Antes de la llegada de los
griegos, Sicilia estuvo habitada por diversos pueblos. Los tres principales
fueron los sículos, que darían nombre a la isla, en la mitad oriental, los élimos,
en la parte más occidental, y los sicanos, entre ambos.
En aquella jornada nos movimos
por territorio élimo, tras un par de días en tierras de sicanos. Segesta fue
fundada por este pueblo, como Érice, y su emplazamiento se acomodó a la ladera
del monte Barbaro. Tras la conquista romana en el siglo III a. C. inició su
progresivo abandono hasta su total destrucción por los vándalos. Y digo lo de
su total destrucción porque no tengo recuerdos de los mínimos trazos de la
ciudad que fue enemiga acérrima de Selinunte y aliada de Cartago. Quizá también
fuera porque una de sus joyas, el templo, se encontraba a las afueras, en un suburbio
que formaba un complejo religioso.
Guy de Maupassant describió el
lugar como “un mar de olas monstruosas e inmóviles”, sin árboles, aunque con
viñas y cultivos. Sin embargo, en aquel círculo de montañas abundaban los
bosques. Aunque era agosto, los campos estaban verdes.
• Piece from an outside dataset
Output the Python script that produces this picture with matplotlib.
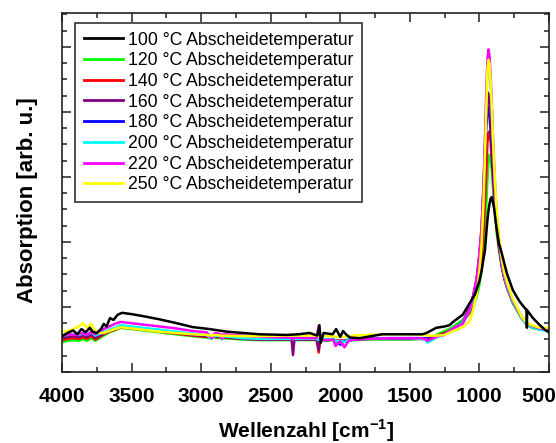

El templo quedaba aislado, sin
competencia visual. Sus treinta y seis columnas eran “uno de esos monumentos
tan poderosos y bellos que el pueblo levantaba a sus dioses humanos”, como
escribió el autor francés. También lo calificaba de altivo.
Nunca llegó a completarse. Al
observarlo detenidamente se aprecia que las columnas dóricas (era de la segunda
mitad del siglo V a. C.) carecían de acanaladuras. No se habían encontrado
partes de la cubierta porque nunca se terminó su techumbre.
La escenografía era prodigiosa. “No
podría colocarse allí otra cosa que no fuera un templo griego, y que sólo allí
podría construirse”, algo que compartimos con Maupassant, que añadía: “él solo llena
la inmensidad del paisaje, le da vida y la hace divinamente bella”.
Aunque la tarde se echaba encima
y el cansancio se manifestaba con dureza, lo rodeamos y le dedicamos un buen
rato. Se lo merecía.
En la cima del monte se
encontraba el teatro, de los siglos IV-III a. C., al que no he llegado en
ninguna de las dos ocasiones de mis visitas a Segesta, con lo que quedará para
otra incursión. Debo conformarme con las fotos de libros y guías, espléndidas. “Cuando
se visita un país que habitaron o colonizaron los griegos –escribió Maupassant-
basta con buscar sus teatros para encontrar las vistas más hermosas”. Afirmaba
que se abarcaban entre 150 y 200 kilómetros, hasta el mar. “Colocaban sus
teatros en el punto donde la mirada podía sentirse más impresionada por las
perspectivas”. Lo habíamos comprobado en Taormina y en Siracusa. Aquel
gran mirador quedó aplazado.
Con gran dolor de nuestros
corazones montamos en el coche y salimos del entramado de montañas con destino
a Palermo.
En las dos ocasiones, Segesta ha
marcado el final del recorrido, aunque aún quedara tiempo en la capital. La
ruta circular llegaba a su fin y eso siempre generaba un sentimiento de
tristeza. El silencio se instaló entre nosotros.